Practical tax-compliance pattern for Ukraine-based LLC owners
- Form Delaware LLC; obtain EIN.
- File W-8BEN-E with each US payer (AdSense, affiliate platforms, etc.) to capture treaty-rate withholding.
- File BOI report with FinCEN within 90 days of formation.
- Engage US CPA familiar with non-resident-owned LLCs for annual Form 5472 + pro forma Form 1120 by April 15.
- Engage Ukraine-based tax adviser for Ukraine home-country reporting of LLC income and distributions.
- Pay Delaware $300 franchise tax by June 1 each year.
Does Ukraine have an income tax treaty with the United States?
Yes. Ukraine and the United States have a comprehensive income tax treaty in force, and that matters for any Ukrainian founder weighing a Delaware LLC. A comprehensive treaty means the two governments have agreed on a shared framework for how cross-border income is taxed, which categories of income each side may reach, and how relief from double taxation is delivered. For a founder in Kyiv, Lviv, or Kharkiv, the headline takeaway is that the relationship is governed by negotiated rules rather than by each country acting alone. The treaty does not exempt anyone from tax. Instead it allocates taxing rights and reduces or removes the harsher default outcomes that would otherwise apply when income crosses the border. Ukrainian residents remain taxed on worldwide income at home, and recent geopolitical events since 2022 have introduced specific tax accommodations for displaced founders, so personal residency facts can shift the analysis.

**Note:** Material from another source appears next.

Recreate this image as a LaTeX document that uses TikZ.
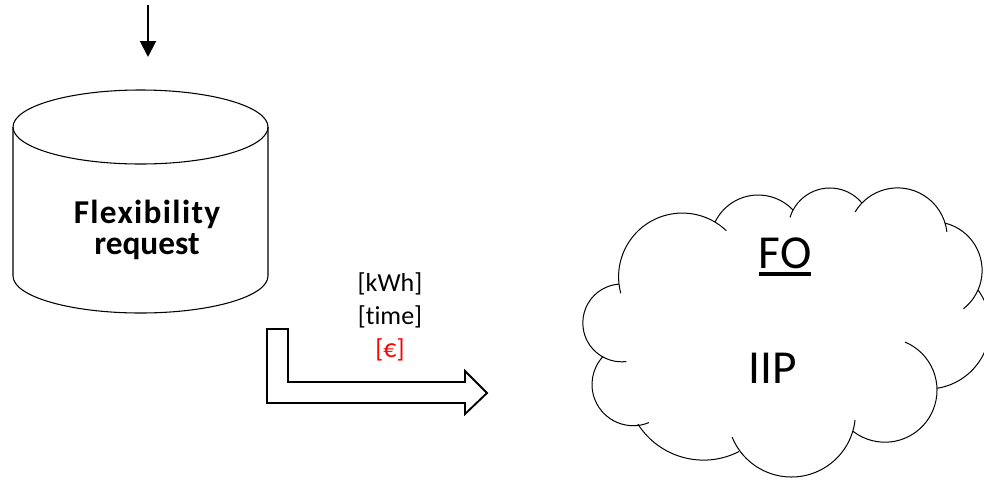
\documentclass[tikz,border=0pt]{standalone}
\usepackage{fontspec}
\setmainfont{Carlito}[Ligatures=CommonOff]
\usetikzlibrary{arrows.meta}

\newcommand{\fatul}[1]{\leavevmode\vtop{\hbox{#1}\kern 3pt\hrule height 2.4pt}}

\tikzset{
		cyl/.style={draw, line width=0.8pt},
		cloudline/.style={draw, line width=0.75pt},
		bentarrow/.style={draw, line width=1.4pt, line join=miter},
		inarrow/.style={-{Triangle[width=12pt,length=12pt]}, line width=1.5pt},
		reqtext/.style={font=\fontsize{25}{23.7}\selectfont\bfseries, align=center, inner sep=0pt},
		unittext/.style={font=\fontsize{19.5}{24.8}\selectfont, align=center, inner sep=0pt},
		cloudtext/.style={font=\fontsize{35.5}{40}\selectfont, inner sep=0pt}
	}

\begin{document}
\begin{tikzpicture}[x=0.75pt, y=-0.75pt]
				\useasboundingbox (0,0) rectangle (984,479);

				% incoming arrow
				\coordinate (src) at (148,5);
				\coordinate (dst) at (148,57);
				\draw[inarrow] (src) -- (dst);

				% database
				\draw[cyl] (13,127) -- (13,276) arc[start angle=180, end angle=0, x radius=127.5, y radius=37] -- (268,127);
				\draw[cyl] (140.5,127) ellipse[x radius=127.5, y radius=37];
				\node[reqtext] (req) at (147,230) {{\addfontfeature{LetterSpace=4}Flexibility}\\request};

				% bent arrow
				\draw[bentarrow] (267,329) -- (288,329) -- (288,382) -- (465,382) -- (465,371)
					-- (487,393) -- (465,414) -- (465,403) -- (267,403) -- cycle;
				\node[unittext] (units) at (390,317) {[kWh]\\{}[time]\\{}\textcolor{red}{[€]}};

				% cloud
				\draw[cloudline] (621.7,322.9) ++(83:38.9) arc[start angle=83, end angle=266, radius=38.9];
				\draw[cloudline] (682.3,276.75) ++(165:63.7) arc[start angle=165, end angle=313.7, radius=63.7];
				\draw[cloudline] (758.2,242.9) ++(205.8:47.9) arc[start angle=205.8, end angle=316.6, radius=47.9];
				\draw[cloudline] (829.85,229.7) ++(197.2:41.7) arc[start angle=197.2, end angle=320.3, radius=41.7];
				\draw[cloudline] (897.6,237.5) ++(211:49.6) arc[start angle=211, end angle=353.4, radius=49.6];
				\draw[cloudline] (933.4,270.4) ++(283.8:48.7) arc[start angle=283.8, end angle=412, radius=48.7];
				\draw[cloudline] (927.5,326.6) ++(324.1:62.4) arc[start angle=324.1, end angle=441.2, radius=62.4];
				\draw[cloudline] (884.9,390.1) ++(-67.3:52.1) arc[start angle=-67.3, end angle=127.5, radius=52.1];
				\draw[cloudline] (791.4,413) ++(6.2:64) arc[start angle=6.2, end angle=157.9, radius=64];
				\draw[cloudline] (703.5,382.4) ++(62.8:77.7) arc[start angle=62.8, end angle=147.6, radius=77.7];
				\draw[cloudline] (633.2,384.5) ++(67.6:41.2) arc[start angle=67.6, end angle=222.9, radius=41.2];

				\node[cloudtext, anchor=base] (fo) at (785,268) {\fatul{FO}};
				\node[cloudtext, anchor=base] (iip) at (772.5,383) {IIP};
			\end{tikzpicture}
\end{document}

Understanding that a treaty exists is only the starting point. The practical question for most Ukrainian software and SaaS founders is narrower: which slice of their US-connected income the treaty actually touches. A treaty can lower the US tax on certain passive, US-source payments, yet it has little to say about income that is not US-source or that is taxed under the separate effectively connected regime. Because the large Ukrainian IT industry produces many founders selling services to US customers rather than collecting US dividends or royalties, the treaty often turns out to be less central to their day-to-day tax picture than they first expect. The sections below walk through the distinctions that decide whether the treaty helps you, and they describe each rule qualitatively where a precise figure is not well established.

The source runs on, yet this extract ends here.